= Provided material =
******************************

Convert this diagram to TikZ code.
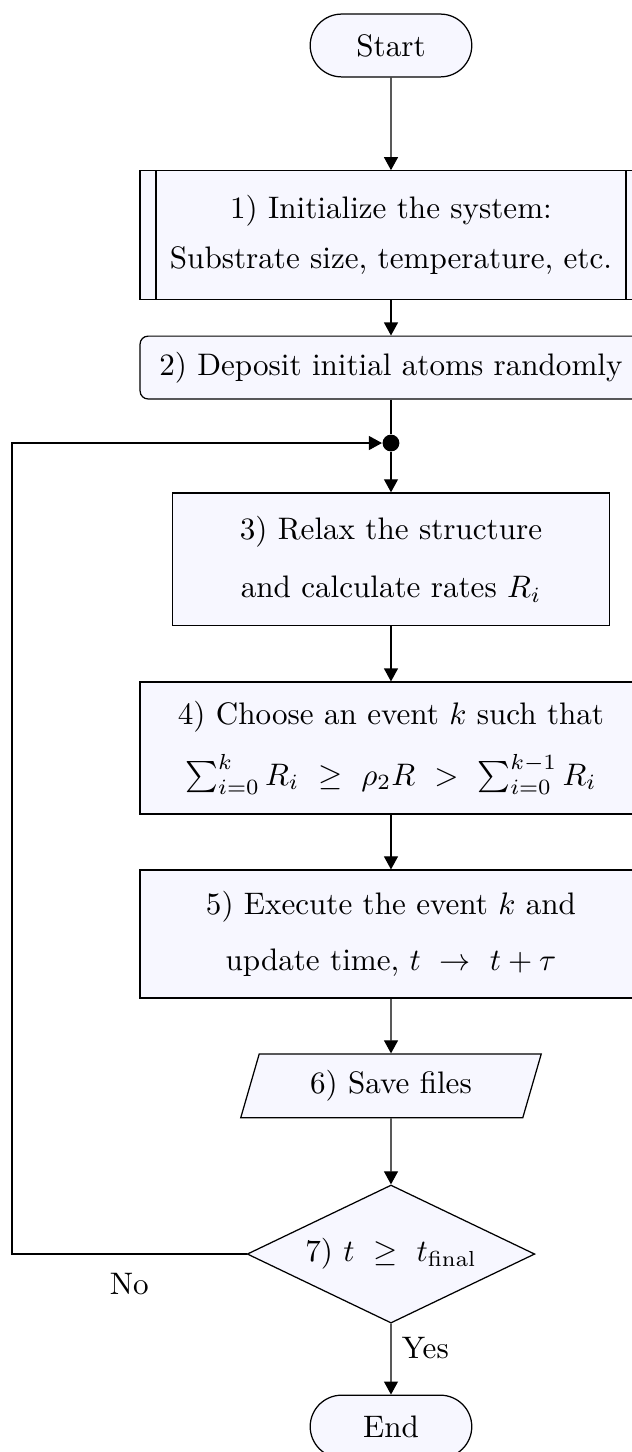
\documentclass[tikz,border=0pt]{standalone}
\usetikzlibrary{shapes.geometric,shapes.misc,arrows.meta}

\begin{document}
\begin{tikzpicture}[
    >={Triangle[width=4.5pt,length=4.2pt]},
    box/.style={draw, fill=blue!3, align=center, inner sep=0pt, minimum width=5.67cm},
    term/.style={draw, fill=blue!3, rounded rectangle, minimum width=2.06cm, minimum height=0.71cm},
    subproc/.style={box, path picture={
      \draw ([xshift=0.18cm]path picture bounding box.north west) -- ([xshift=0.18cm]path picture bounding box.south west)
            ([xshift=-0.18cm]path picture bounding box.north east) -- ([xshift=-0.18cm]path picture bounding box.south east);}},
    io/.style={draw, fill=blue!3, trapezium, trapezium left angle=70, trapezium right angle=110,
      trapezium stretches=true, minimum width=3.41cm, minimum height=0.72cm, inner sep=0pt},
    decide/.style={draw, fill=blue!3, diamond, aspect=2, inner sep=0pt, minimum width=3.25cm, minimum height=1.56cm}
  ]
  \useasboundingbox (-4.418,0) rectangle (2.723,-16.407);
  % Set up
  \node[term] (start) at (0,-0.514) {Start};
  \node[subproc, minimum height=1.45cm] (init) at (0,-2.655)
    {1) Initialize the system:\\[4pt] Substrate size, temperature, etc.};
  \node[box, rounded corners=0.9mm, minimum height=0.71cm] (depo) at (0,-4.153)
    {2) Deposit initial atoms randomly};
  \node[circle, fill, inner sep=0pt, minimum size=0.19cm] (join) at (0,-5.006) {};
  % Main loop
  \node[box, minimum width=4.93cm, minimum height=1.5cm] (relax) at (0,-6.32)
    {3) Relax the structure\\[6.5pt] and calculate rates $R_i$};
  \node[box, minimum height=1.49cm] (choose) at (0,-8.452)
    {4) Choose an event $k$ such that\\[6pt]
     $\sum_{i=0}^{k} R_i \ \geq\ \rho_2 R \ >\ \sum_{i=0}^{k-1} R_i$};
  \node[box, minimum height=1.446cm] (exec) at (0,-10.554)
    {5) Execute the event $k$ and\\[6pt] update time, $t \ \rightarrow\ t + \tau$};
  \node[io] (save) at (0,-12.27) {6) Save files};
  \node[decide] (check) at (0,-14.17) {7) $t \ \geq\ t_{\mathrm{final}}$};
  \node[term] (end) at (0,-16.12) {End};
  \coordinate (back) at (-4.283,-14.17);
  % Connectors
  \draw[->] (start) -- (init);
  \draw[->] (init) -- (depo);
  \draw (depo) -- (join);
  \foreach \a/\b in {join/relax, relax/choose, choose/exec, exec/save, save/check} {
    \draw[->] (\a) -- (\b);
  }
  \draw[->] (check) -- node[right, pos=0.35] {Yes} (end);
  \draw[->] (check.west) -- node[below=2.5pt] {No} (back) |- (join);
\end{tikzpicture}
\end{document}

******************************

Repeat the data exactly, without the pictures.

Convert this diagram to TikZ code.
\documentclass[tikz,border=0pt]{standalone}
\usetikzlibrary{shapes.geometric,shapes.misc,arrows.meta}

\begin{document}
\begin{tikzpicture}[
    >={Triangle[width=4.5pt,length=4.2pt]},
    box/.style={draw, fill=blue!3, align=center, inner sep=0pt, minimum width=5.67cm},
    term/.style={draw, fill=blue!3, rounded rectangle, minimum width=2.06cm, minimum height=0.71cm},
    subproc/.style={box, path picture={
      \draw ([xshift=0.18cm]path picture bounding box.north west) -- ([xshift=0.18cm]path picture bounding box.south west)
            ([xshift=-0.18cm]path picture bounding box.north east) -- ([xshift=-0.18cm]path picture bounding box.south east);}},
    io/.style={draw, fill=blue!3, trapezium, trapezium left angle=70, trapezium right angle=110,
      trapezium stretches=true, minimum width=3.41cm, minimum height=0.72cm, inner sep=0pt},
    decide/.style={draw, fill=blue!3, diamond, aspect=2, inner sep=0pt, minimum width=3.25cm, minimum height=1.56cm}
  ]
  \useasboundingbox (-4.418,0) rectangle (2.723,-16.407);
  % Set up
  \node[term] (start) at (0,-0.514) {Start};
  \node[subproc, minimum height=1.45cm] (init) at (0,-2.655)
    {1) Initialize the system:\\[4pt] Substrate size, temperature, etc.};
  \node[box, rounded corners=0.9mm, minimum height=0.71cm] (depo) at (0,-4.153)
    {2) Deposit initial atoms randomly};
  \node[circle, fill, inner sep=0pt, minimum size=0.19cm] (join) at (0,-5.006) {};
  % Main loop
  \node[box, minimum width=4.93cm, minimum height=1.5cm] (relax) at (0,-6.32)
    {3) Relax the structure\\[6.5pt] and calculate rates $R_i$};
  \node[box, minimum height=1.49cm] (choose) at (0,-8.452)
    {4) Choose an event $k$ such that\\[6pt]
     $\sum_{i=0}^{k} R_i \ \geq\ \rho_2 R \ >\ \sum_{i=0}^{k-1} R_i$};
  \node[box, minimum height=1.446cm] (exec) at (0,-10.554)
    {5) Execute the event $k$ and\\[6pt] update time, $t \ \rightarrow\ t + \tau$};
  \node[io] (save) at (0,-12.27) {6) Save files};
  \node[decide] (check) at (0,-14.17) {7) $t \ \geq\ t_{\mathrm{final}}$};
  \node[term] (end) at (0,-16.12) {End};
  \coordinate (back) at (-4.283,-14.17);
  % Connectors
  \draw[->] (start) -- (init);
  \draw[->] (init) -- (depo);
  \draw (depo) -- (join);
  \foreach \a/\b in {join/relax, relax/choose, choose/exec, exec/save, save/check} {
    \draw[->] (\a) -- (\b);
  }
  \draw[->] (check) -- node[right, pos=0.35] {Yes} (end);
  \draw[->] (check.west) -- node[below=2.5pt] {No} (back) |- (join);
\end{tikzpicture}
\end{document}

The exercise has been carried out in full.